Haydn, Mahler Symphonies

September 26, 2017

in Concerts


Boston Symphony Orchestra
Symphony Hall, Boston
September 26, 2017

Andris Nelsons, Conductor

Josef Haydn
Symphony No. 103 in E-flat, “Drumroll”

Gustav Mahler
Symphony No. 1 in D

Gustav Mahler, a   round the time of the composition of his Symphony No. 1

Gustav Mahler
Around the time of the composition of his Symphony No. 1

Precise and witty Haydn and robustly passionate Mahler from the dexterous and evolving baton of the BSO’s new maestro.

What a delight, a week or so after the smashing Bernstein season opener, to find Nelsons keeping with the program and extracting real musical juice from the BSO.

The opening Haydn was a precision-fest, and dutifully so. Done with a somewhat larger than ordinary orchestra, it did have a dramatic weight, and the drums, which are its namesake, gave it a punctuated robustness. But, as one would expect, it is clearness and conciseness that marks much of Haydn, though the real Haydn experts – whether they be The Fine Arts Quartet or The Beaux Arts Trio – know that nuance and shape distinguish great Haydn interpreters from merely competent ones. Nelsons showed his stuff here and made precision, heft and style out of this taut piece and it was a delight.

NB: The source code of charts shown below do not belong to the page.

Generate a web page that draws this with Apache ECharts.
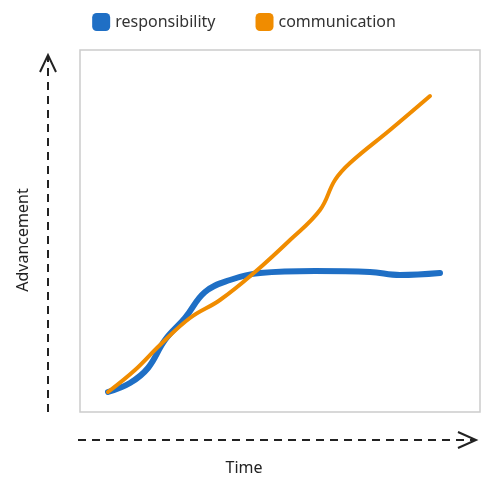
<!DOCTYPE html>
<html><head><meta charset="utf-8">
<script src="https://cdn.jsdelivr.net/npm/echarts@6/dist/echarts.min.js"></script>
<style>html,body{margin:0;padding:0;background:#fff}#c{width:488px;height:494px}</style>
</head><body><div id="c"></div>
<script>
const seriesNames = ['responsibility', 'communication'];
const responsibility = [[28,20],[50,29],[68,44],[85,72],[105,94],[125,120],[150,132],[180,139],[235,141],[290,140],[320,137],[360,139]];
const communication = [[28,20],[55,42],[80,67],[110,94],[140,112],[175,140],[210,172],[240,202],[255,232],[270,249],[310,282],[350,316]];
const chart = echarts.init(document.getElementById('c'));
const font = '"Comic Sans MS", "Noto Sans", sans-serif';
chart.setOption({
  animation:false,
  color:['#1f6fc5','#f08c00'],
  legend:{top:8,left:'center',itemWidth:18,itemHeight:18,itemGap:40,icon:'roundRect',
    textStyle:{fontFamily:font,fontSize:16,color:'#333'},data:seriesNames},
  grid:{left:80,top:50,width:400,height:362,show:true,borderColor:'#ccc',borderWidth:1.5},
  xAxis:{type:'value',min:0,max:400,show:false},
  yAxis:{type:'value',min:0,max:362,show:false},
  series:[
    {name:seriesNames[0],type:'line',smooth:0.4,symbol:'none',data:responsibility,lineStyle:{width:6,cap:'round'}},
    {name:seriesNames[1],type:'line',smooth:0.4,symbol:'none',data:communication,lineStyle:{width:4,cap:'round'}}
  ],
  graphic:[
    {type:'line',shape:{x1:48,y1:412,x2:48,y2:55},style:{stroke:'#222',lineWidth:2,lineDash:[8,6]}},
    {type:'polyline',shape:{points:[[40,72],[48,55],[56,72]]},style:{stroke:'#222',lineWidth:2,fill:null}},
    {type:'line',shape:{x1:78,y1:440,x2:475,y2:440},style:{stroke:'#222',lineWidth:2,lineDash:[8,6]}},
    {type:'polyline',shape:{points:[[458,432],[476,440],[458,448]]},style:{stroke:'#222',lineWidth:2,fill:null}},
    {type:'text',left:'center',top:460,style:{text:'Time',font:'16px '+font,fill:'#222'}},
    {type:'text',x:15,y:240,rotation:Math.PI/2,style:{text:'Advancement',font:'16px '+font,fill:'#222',align:'center',verticalAlign:'top'}}
  ]
});
</script></body></html>
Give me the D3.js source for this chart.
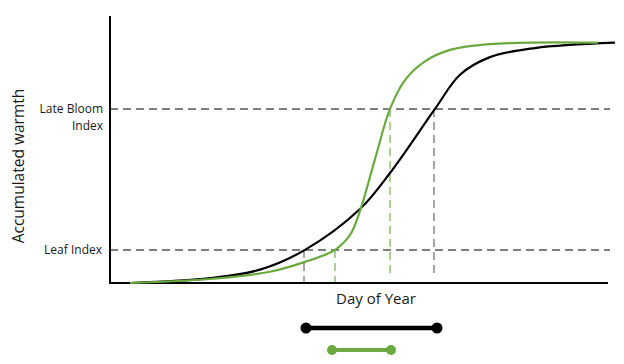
<!DOCTYPE html>
<html>
<head>
<meta charset="utf-8">
<script src="https://cdn.jsdelivr.net/npm/d3@7"></script>
<style>
body { margin: 0; background: #fff; }
text { font-family: "Open Sans", "Noto Sans", sans-serif; fill: #1a1a1a; }
</style>
</head>
<body>
<svg id="chart" width="624" height="364"></svg>
<script>
// day of year (0-100 relative), accumulated warmth (0-100 relative)
var blackDays   = [4, 20, 30, 39, 50, 56, 65, 70, 76, 85, 101];
var blackWarmth = [0, 1.8, 5, 12.4, 27.7, 41.2, 65.2, 78, 84.6, 88, 90];
var greenDays   = [4, 20, 32, 39, 45, 48, 50, 53, 56, 59, 63, 68, 76, 97.6];
var greenWarmth = [0, 1.5, 4.2, 7.9, 12.4, 18, 27, 46.4, 65.2, 76, 83, 87.3, 89.5, 90];

var leafIndex = 12.4;
var bloomIndex = 65.2;
// crossing days: [black leaf, green leaf, green bloom, black bloom]
var crossDays = [38.8, 45, 56, 64.8];
var blackRange = [39.2, 65.4];
var greenRange = [44.4, 56.2];

var svg = d3.select("#chart");

var x = d3.scaleLinear().domain([0, 100]).range([110, 610]);
var y = d3.scaleLinear().domain([0, 100]).range([283, 16]);

var green = "#6aaa3e";

// horizontal index lines
[leafIndex, bloomIndex].forEach(function(v){
    svg.append("line")
        .attr("x1", x(0)).attr("x2", x(100))
        .attr("y1", y(v)).attr("y2", y(v))
        .attr("stroke", "#7f7f7f")
        .attr("stroke-width", 2)
        .attr("stroke-dasharray", "8,5");
});

// vertical crossing lines
var vCols = ["#a6a6a6", "#a9d18e", "#a9d18e", "#a6a6a6"];
var vTop = [leafIndex, leafIndex, bloomIndex, bloomIndex];
var vBottom = [0.3, 0.3, 2.2, 2.2];
crossDays.forEach(function(d, i){
    svg.append("line")
        .attr("x1", x(d)).attr("x2", x(d))
        .attr("y1", y(vTop[i])).attr("y2", y(vBottom[i]))
        .attr("stroke", vCols[i])
        .attr("stroke-width", 2)
        .attr("stroke-dasharray", "8,5");
});

// axes
svg.append("line")
    .attr("x1", x(0)).attr("x2", x(0))
    .attr("y1", y(100)).attr("y2", y(0))
    .attr("stroke", "#000").attr("stroke-width", 2);
svg.append("line")
    .attr("x1", x(0) - 1).attr("x2", x(99.6))
    .attr("y1", y(0)).attr("y2", y(0))
    .attr("stroke", "#000").attr("stroke-width", 2);

var line = d3.line()
    .x(function(d){ return x(d[0]); })
    .y(function(d){ return y(d[1]); })
    .curve(d3.curveCatmullRom.alpha(0.5));

svg.append("path")
    .datum(d3.zip(blackDays, blackWarmth))
    .attr("d", line)
    .attr("fill", "none")
    .attr("stroke", "#000")
    .attr("stroke-width", 2.2);

svg.append("path")
    .datum(d3.zip(greenDays, greenWarmth))
    .attr("d", line)
    .attr("fill", "none")
    .attr("stroke", green)
    .attr("stroke-width", 2.2);

// labels
svg.append("text")
    .attr("x", 103).attr("y", y(bloomIndex) + 4)
    .attr("text-anchor", "end")
    .attr("font-size", 12)
    .text("Late Bloom");
svg.append("text")
    .attr("x", 103).attr("y", y(bloomIndex) + 21)
    .attr("text-anchor", "end")
    .attr("font-size", 12)
    .text("Index");
svg.append("text")
    .attr("x", 102).attr("y", y(leafIndex) + 4)
    .attr("text-anchor", "end")
    .attr("font-size", 12)
    .text("Leaf Index");

svg.append("text")
    .attr("transform", "translate(24," + 166 + ") rotate(-90)")
    .attr("text-anchor", "middle")
    .attr("font-size", 15.5)
    .text("Accumulated warmth");

svg.append("text")
    .attr("x", 376).attr("y", 304)
    .attr("text-anchor", "middle")
    .attr("font-size", 15)
    .text("Day of Year");

// range bars
function rangeBar(r, yy, col, w, rad){
    svg.append("line")
        .attr("x1", x(r[0])).attr("x2", x(r[1]))
        .attr("y1", yy).attr("y2", yy)
        .attr("stroke", col).attr("stroke-width", w);
    svg.selectAll(null)
        .data(r)
        .enter()
        .append("circle")
        .attr("cx", function(d){ return x(d); })
        .attr("cy", yy)
        .attr("r", rad)
        .attr("fill", col);
}
rangeBar(blackRange, 328, "#000", 4.5, 5.5);
rangeBar(greenRange, 350, green, 4, 5);
</script>
</body>
</html>
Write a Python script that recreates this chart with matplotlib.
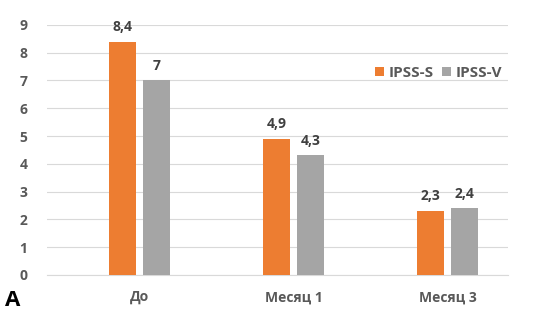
import matplotlib
matplotlib.use("Agg")
import matplotlib.pyplot as plt
import numpy as np

categories = ["До", "Месяц 1", "Месяц 3"]
ipss_s = [8.4, 4.9, 2.3]
ipss_v = [7.0, 4.3, 2.4]
labels_s = ["8,4", "4,9", "2,3"]
labels_v = ["7", "4,3", "2,4"]
yticks = list(range(0, 10))

plt.rcParams['font.family'] = ['Open Sans', 'DejaVu Sans']
fig = plt.figure(figsize=(5.33, 3.19), dpi=100)
ax = fig.add_axes([0.088, 0.138, 0.865, 0.784])

x = np.arange(len(categories))
w = 0.175
off = 0.11
orange = "#ED7D31"
gray = "#A5A5A5"
b1 = ax.bar(x - off, ipss_s, w, color=orange, label="IPSS-S", zorder=3)
b2 = ax.bar(x + off, ipss_v, w, color=gray, label="IPSS-V", zorder=3)

for xi, v, t in zip(x - off, ipss_s, labels_s):
    ax.text(xi, v + 0.28, t, ha="center", va="bottom", fontsize=10, fontweight="bold", color="#404040")
for xi, v, t in zip(x + off, ipss_v, labels_v):
    ax.text(xi, v + 0.28, t, ha="center", va="bottom", fontsize=10, fontweight="bold", color="#404040")

ax.set_xlim(-0.60, 2.39)
ax.set_ylim(0, 9)
ax.set_yticks(yticks)
ax.set_xticks(x)
ax.set_xticklabels(categories)
ax.grid(axis="y", color="#D9D9D9", linewidth=0.8, zorder=0)
for s in ["top", "right", "left"]:
    ax.spines[s].set_visible(False)
ax.spines["bottom"].set_color("#D9D9D9")
ax.tick_params(axis="both", length=0, labelsize=10, colors="#595959")
ax.tick_params(axis="x", pad=11)
ax.tick_params(axis="y", pad=14)
for lbl in ax.get_xticklabels() + ax.get_yticklabels():
    lbl.set_fontweight("bold")

leg = ax.legend(loc="upper right", bbox_to_anchor=(1.0, 0.86), ncol=2, frameon=False,
                fontsize=11, handlelength=0.6, handleheight=0.6, handletextpad=0.3,
                columnspacing=0.5, borderaxespad=0)
for t in leg.get_texts():
    t.set_fontweight("bold")
    t.set_color("#595959")

fig.text(0.01, 0.04, "A", fontsize=16, fontweight="bold", color="black")

fig.savefig("out.png", dpi=100, facecolor="white")
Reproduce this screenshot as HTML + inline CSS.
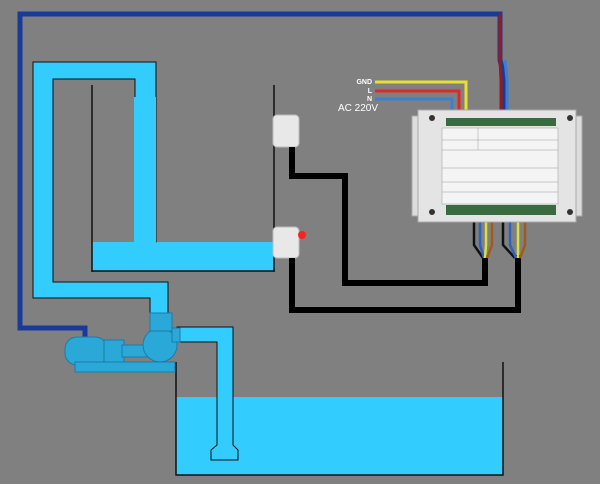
<!DOCTYPE html>
<html><head><style>html,body{margin:0;padding:0;background:#fff}svg{display:block}</style></head><body>
<svg width="600" height="503" viewBox="0 0 600 503" xmlns="http://www.w3.org/2000/svg" font-family="Liberation Sans, sans-serif">
<rect x="0" y="0" width="600" height="484" fill="#808080"/>
<!-- blue control wire -->
<polyline points="85,340 85,328 20,328 20,14 500,14 500,60 505,80 505,118" fill="none" stroke="#1a3a9a" stroke-width="5"/>
<polyline points="500,14 500,60 501,80 501,118" fill="none" stroke="#9a1a1a" stroke-width="3"/>
<polyline points="505,60 507,80 507,118" fill="none" stroke="#3a80d0" stroke-width="3"/>
<!-- upper tank -->
<rect x="92" y="242" width="182" height="29" fill="#33ccff"/>
<line x1="92" y1="85" x2="92" y2="272" stroke="#111" stroke-width="1.5"/>
<line x1="274" y1="85" x2="274" y2="272" stroke="#111" stroke-width="1.5"/>
<line x1="92" y1="271" x2="274" y2="271" stroke="#111" stroke-width="1.5"/>
<!-- outer pipe -->
<path d="M33,62 H156 V242 H135 V79 H53 V282 H168 V315 H150 V298 H33 Z" fill="#33ccff" stroke="#111" stroke-width="1"/>
<rect x="134" y="97" width="22" height="150" fill="#33ccff"/>
<!-- lower tank -->
<rect x="176" y="397" width="327" height="78" fill="#33ccff"/>
<polyline points="176,362 176,475 503,475 503,362" fill="none" stroke="#111" stroke-width="1.5"/>
<!-- outlet pipe -->
<path d="M177,327 H233 V445 L238,450 V460 H211 V450 L217,445 V342 H177 Z" fill="#33ccff" stroke="#111" stroke-width="1"/>
<!-- pump -->
<g fill="#2aa8d8" stroke="#1a7ca8" stroke-width="1">
<rect x="65" y="337" width="42" height="28" rx="12"/>
<rect x="104" y="340" width="20" height="22"/>
<rect x="122" y="345" width="30" height="12"/>
<circle cx="160" cy="345" r="17"/>
<rect x="150" y="313" width="22" height="18"/>
<rect x="172" y="328" width="8" height="14"/>
<rect x="75" y="362" width="100" height="10"/>
</g>
<!-- sensors -->
<rect x="273" y="115" width="26" height="32" rx="4" fill="#e8e8e8" stroke="#bbb"/>
<rect x="273" y="227" width="26" height="31" rx="4" fill="#e8e8e8" stroke="#bbb"/>
<circle cx="302" cy="235" r="4" fill="#ff2020"/>
<!-- black wires -->
<polyline points="292,147 292,176 345,176 345,283 485,283 485,255" fill="none" stroke="#000" stroke-width="6"/>
<polyline points="292,258 292,310 518,310 518,255" fill="none" stroke="#000" stroke-width="6"/>
<!-- colored relay wires -->
<g fill="none" stroke-width="2.5">
<polyline points="474,218 474,245 483,258" stroke="#111"/>
<polyline points="480,218 480,245 484,258" stroke="#3060c0"/>
<polyline points="486,218 486,245 485,258" stroke="#d8e040"/>
<polyline points="492,218 492,245 487,258" stroke="#a05a20"/>
<polyline points="503,218 503,245 515,258" stroke="#111"/>
<polyline points="510,218 510,245 516,258" stroke="#3060c0"/>
<polyline points="518,218 518,245 518,258" stroke="#d8e040"/>
<polyline points="525,218 525,245 520,258" stroke="#a05a20"/>
</g>
<!-- power wires -->
<g fill="none" stroke-width="3">
<polyline points="375,82 466,82 466,118" stroke="#e8e030"/>
<polyline points="375,91 459,91 459,118" stroke="#e02828"/>
<polyline points="375,99 452,99 452,118" stroke="#3a80d0"/>
</g>
<g font-size="7" font-weight="bold" fill="#fff" text-anchor="end">
<text x="372" y="84">GND</text><text x="372" y="93">L</text><text x="372" y="101">N</text>
</g>
<text x="338" y="111" font-size="10" fill="#fff">AC  220V</text>
<!-- relay box -->
<rect x="412" y="116" width="170" height="100" fill="#dcdcdc" stroke="#aaa"/>
<rect x="418" y="110" width="158" height="112" fill="#e4e4e4" stroke="#aaa"/>
<rect x="446" y="118" width="110" height="8" fill="#3a6a40"/>
<rect x="446" y="205" width="110" height="10" fill="#3a6a40"/>
<rect x="442" y="128" width="116" height="76" fill="#f4f4f4" stroke="#999" stroke-width="0.5"/>
<g stroke="#888" stroke-width="0.4">
<line x1="442" y1="140" x2="558" y2="140"/><line x1="442" y1="150" x2="558" y2="150"/>
<line x1="442" y1="168" x2="558" y2="168"/><line x1="442" y1="182" x2="558" y2="182"/>
<line x1="442" y1="192" x2="558" y2="192"/><line x1="478" y1="128" x2="478" y2="150"/>
</g>
<g fill="#333"><circle cx="432" cy="118" r="3"/><circle cx="570" cy="118" r="3"/><circle cx="432" cy="212" r="3"/><circle cx="570" cy="212" r="3"/></g>
</svg>
</body></html>
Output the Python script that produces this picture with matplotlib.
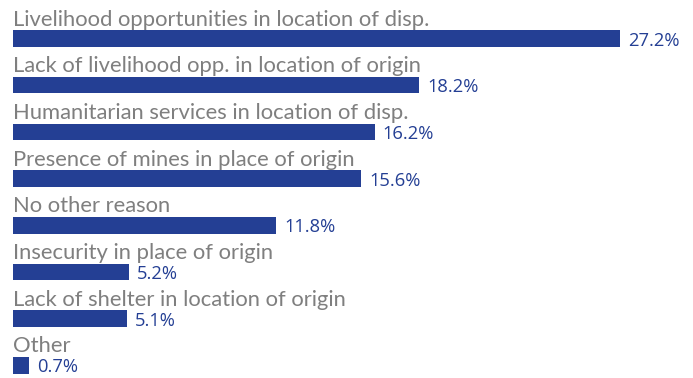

Anticipating the dual tympani of the Mahler First Symphony, the Haydn laid the groundwork for what would be a robust and entirely fulfilling second half. Nelsons gave the Mahler not only punctuation and shape – his hallmark – but also passion and girth. He seems to be loosening his reins just enough to let the orchestral animal breathe and gallop, and indeed in this case it did. From the moddy and desolate corners f this great symphony to its lyrical heights, Nelsons carved a path for his listeners, truly pointing to the vistas while making sure that all the steps were sure-footed.

Notes on the Performances
Josef Haydn
Symphony No. 103 in E-flat, “Drumroll”

Adagio – Allegro con spirito
Starts with serious tympani followed by sonorous basses, echoed by celli and varied by violins with added syncopation. Nice emphases by Nelsons. The Allegro is light, then more substantial, with, once again, nice shaping by Nelsons. Turns eventually into a lovely dance then recapitulates. Nelsons does a good job of modulating the dance part in particular. This is a warm and robust Haydn interpretation overall. Nelsons picks up the tempo near the end but not annoyingly, ending with an extended drumroll and with basses in the same motif followed by an orchestral culmination.
Andante piu tosto Allegretto
Measured and paced. The tonality shifts in the second section to sound more major. Nice riffs by concertmaster Malcolm Lowe, followed by the other principal string players.
Menuet: Trio
Robust, within a standard and settled form. In the development section it begins to pleasantly unfold a bit.
Allegro con spirito
Beginning with the horns, then a rich underlying theme emerges more generally, pulling out the stops and bringing out the full orchestra sound.

Gustav Mahler
Symphony No. 1 in D

Langsam. Schleppend (Slow. Dragging)
Atmospheric beginning – good attenuation. Beautiful distant brass, haunting. Nice shaping in development. Delicate recap of the theme by the cellos. Picksup to a nice dancing rhythm. Incredibly deep tympani sound, then clear and coordinated cellos. Lyricism develops breaks into fabulous fanfare release. Great coordinated brass as well with vivid brass enunciation at end.
Kraftig bewegt, doch nicht zu schnell (With powerful motion, but not too fast); Trio: Recht gamachlich (pretty easygoing)
Robust waltz underneath complex interleaving rhythms. Lovely light waltz. Again the cellos carry the theme. Returns to original robust theme, with a great dramatic ending.
Feierlich und gemessen, ohne zu schleppen (solemn and measured, without dragging)
Frere Jacques theme – solo bass. Oboes take it into the horns, assisted by brass. A great Russian dance follows with a mazurka feel. Circus interlude. Good drama by Nelsons. Violins gently ever so gently raise the bucolic theme. Return of Frere Jacques, in a new key. A sped up waltz intrudes upon the scene quickly. It all fades out into nothing. A subtle heartbeat rises, then…
Sturmisch bewegt (With tempestuous motion)
Torrents! Like Night on Bald Mountain. Nice expostulation by Nelsons. Tympani followed by attenuated orchestral pauses. Lyrical development followed by torrential downpours once again. Complexity in the torrents lead to a great resolution of an heroic sort. Gruffness modulated by the violas leading to a fugue section and then a grand fanfare, building convincingly, ends the whole glorious enterprise.